Hacia el interior de la Iglesia, además de las disputas de poder y los escándalos ya mencionados, hay que consignar también la pérdida de vocaciones sacerdotales y religiosas, mientras se mantienen férreamente restricciones al ingreso de las mujeres al sacerdocio y se reafirma como obligatorio el celibato para acceder al ministerio consagrado. A esto habría que acrecentar también graves críticas provenientes de muchas iglesias de base respecto de la forma en que se ejerce la autoridad en la Iglesia, la necesidad de “democratizar” el poder eclesiástico por lo menos volviendo a una idea de colegialidad propuesta por el Concilio Vaticano II y paulinamente abandonada primero por Juan Pablo II y luego por Benedicto XVI. Son muchos los que hoy reclaman en la Iglesia la necesidad de retomar el camino trazado hace cincuenta años por el Vaticano II, el Concilio que a instancias del papa Juan XXIII, seguido luego por su sucesor Pablo VI, inició un camino de apertura de las ventanas de la Iglesia de cara a un diálogo que se intentó entonces fecundo y revitalizador con la sociedad.

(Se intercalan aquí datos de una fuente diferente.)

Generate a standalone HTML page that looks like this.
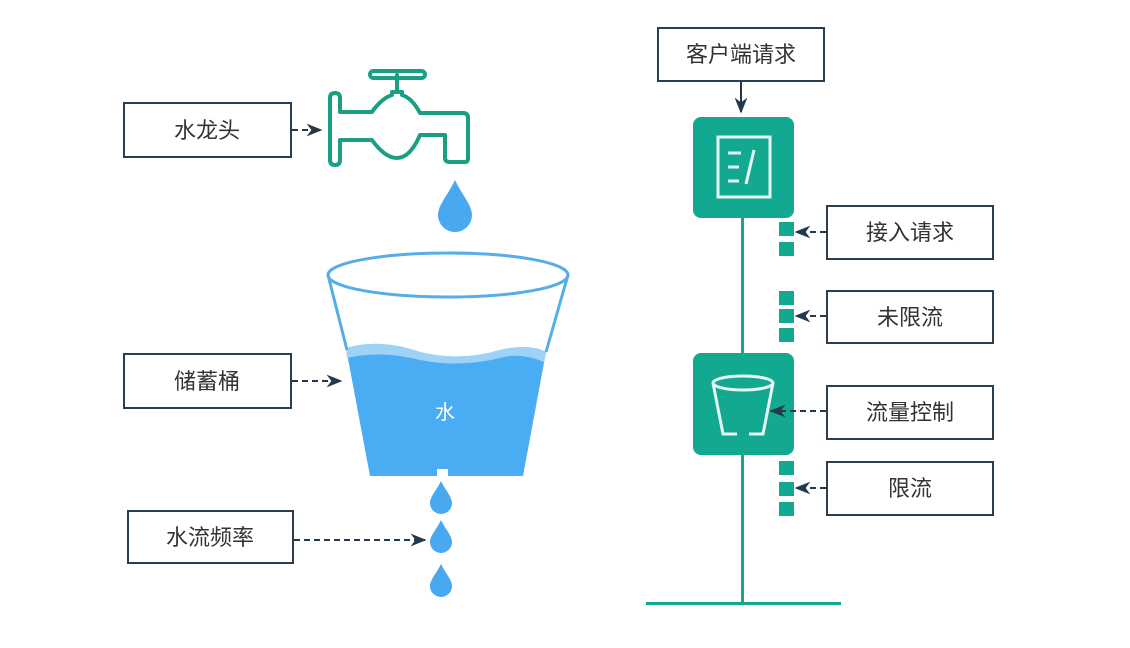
<!DOCTYPE html>
<html><head><meta charset="utf-8"><style>
html,body{margin:0;padding:0;background:#fff}
svg{display:block}
text{font-family:"Liberation Sans","Noto Sans CJK SC",sans-serif}
</style></head><body>
<svg width="1130" height="648" viewBox="0 0 1130 648" xmlns="http://www.w3.org/2000/svg">
<defs>
<marker id="ah" viewBox="0 0 10 10" refX="9" refY="5" markerWidth="8" markerHeight="8" orient="auto-start-reverse"><path d="M0,1 L10,5 L0,9 L3,5 z" fill="#23384a"/></marker>
</defs>
<g fill="#fff" stroke="#2a3e50" stroke-width="2">
<rect x="124" y="103" width="167" height="54"/>
<rect x="124" y="354" width="167" height="54"/>
<rect x="128" y="511" width="165" height="52"/>
<rect x="658" y="28" width="166" height="53"/>
<rect x="827" y="206" width="166" height="53"/>
<rect x="827" y="291" width="166" height="52"/>
<rect x="827" y="386" width="166" height="53"/>
<rect x="827" y="462" width="166" height="53"/>
</g>
<g font-size="22" fill="#333" text-anchor="middle">
<text x="207" y="138">水龙头</text>
<text x="207" y="389">储蓄桶</text>
<text x="210" y="545">水流频率</text>
<text x="741" y="62">客户端请求</text>
<text x="910" y="240">接入请求</text>
<text x="910" y="325">未限流</text>
<text x="910" y="420">流量控制</text>
<text x="910" y="496">限流</text>
</g>
<!-- faucet -->
<g fill="none" stroke="#1a9e84" stroke-width="4" stroke-linejoin="round" stroke-linecap="round">
<path d="M335,93 Q330,93 330,98 V160 Q330,165 335,165 Q340,165 340,160 V140 H372 Q385,158 397,158 Q410,158 420,135 H445 V158 Q445,162 450,162 H465 Q468,162 468,158 V118 Q468,113 463,113 H420 Q412,98 402,95 V92 H392 V95 Q382,98 372,112 H340 V98 Q340,93 335,93 Z"/>
<line x1="397" y1="92" x2="397" y2="75"/>
<rect x="370" y="71" width="55" height="7" rx="3.5"/>
</g>
<!-- drops -->
<g fill="#48a8f0">
<path d="M455,180 C462,195 472,205 472,215 A17,17 0 0 1 438,215 C438,205 448,195 455,180 Z"/>
<path d="M441,481 C446,491 452,497 452,503 A11,11 0 0 1 430,503 C430,497 436,491 441,481 Z"/>
<path d="M441,520 C446,530 452,536 452,542 A11,11 0 0 1 430,542 C430,536 436,530 441,520 Z"/>
<path d="M441,564 C446,574 452,580 452,586 A11,11 0 0 1 430,586 C430,580 436,574 441,564 Z"/>
</g>
<!-- bucket -->
<path d="M346,348 Q380,338 420,352 Q460,362 500,350 Q530,343 546,352 L523,476 H448 V469 H437 V476 H370 Z" fill="#4aacf2"/>
<path d="M346,348 Q380,338 420,352 Q460,362 500,350 Q530,343 546,352 L544,362 Q520,352 500,358 Q460,368 420,360 Q380,350 347,358 Z" fill="#9fd2f7"/>
<g fill="none" stroke="#55aee8" stroke-width="3">
<ellipse cx="448" cy="275" rx="120" ry="22"/>
<line x1="328" y1="275" x2="347" y2="350"/>
<line x1="568" y1="275" x2="546" y2="352"/>
</g>
<text x="445" y="419" font-size="20" fill="#fff" text-anchor="middle">水</text>
<!-- right side -->
<g fill="#13a991">
<rect x="741" y="215" width="3" height="390"/>
<rect x="646" y="602" width="195" height="3"/>
<rect x="693" y="117" width="101" height="101" rx="8"/>
<rect x="693" y="353" width="101" height="102" rx="8"/>
<rect x="779" y="222" width="15" height="14"/>
<rect x="779" y="242" width="15" height="14"/>
<rect x="779" y="291" width="15" height="14"/>
<rect x="779" y="309" width="15" height="14"/>
<rect x="779" y="328" width="15" height="14"/>
<rect x="779" y="461" width="15" height="14"/>
<rect x="779" y="482" width="15" height="14"/>
<rect x="779" y="502" width="15" height="14"/>
</g>
<g fill="none" stroke="#e6f7f3" stroke-width="3">
<rect x="718" y="137" width="52" height="60"/>
<line x1="728" y1="153" x2="741" y2="153"/>
<line x1="728" y1="167" x2="739" y2="167"/>
<line x1="728" y1="181" x2="739" y2="181"/>
<line x1="754" y1="150" x2="746" y2="184"/>
<ellipse cx="743" cy="383" rx="30" ry="7"/>
<path d="M713,383 L723,434 H737 M749,434 H763 L773,383"/>
</g>
<g stroke="#23384a" stroke-width="2" stroke-dasharray="6,4" fill="none" marker-end="url(#ah)">
<line x1="292" y1="130" x2="321" y2="130"/>
<line x1="292" y1="381" x2="341" y2="381"/>
<line x1="294" y1="540" x2="425" y2="540"/>
<line x1="826" y1="232" x2="796" y2="232"/>
<line x1="826" y1="316" x2="796" y2="316"/>
<line x1="826" y1="411" x2="771" y2="411"/>
<line x1="826" y1="488" x2="796" y2="488"/>
</g>
<line x1="741" y1="82" x2="741" y2="112" stroke="#23384a" stroke-width="2" marker-end="url(#ah)"/>
</svg>
</body></html>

Por último, habría que decir que en el escenario también se pueden mencionar los cambios que se vienen produciendo en cuanto al número de fieles de las diferentes religiones en el mundo. A pesar de dificultades existentes para tener estadísticas precisas, según el Atlas de las Religiones (2009) los católicos representan hoy el 17,4 por ciento de la población mundial, cada vez más debajo de los mulsulmanes (19,8 por ciento). A eso hay que sumarle que de las filas católicas se desgranan día a día de fieles que pasan a comunidades cristianas pertenecientes a iglesias o comunidades mayores.
No hubo una sola razón para la renuncia de Benedicto XVI. Y las aquí expuestas seguramente no son las únicas.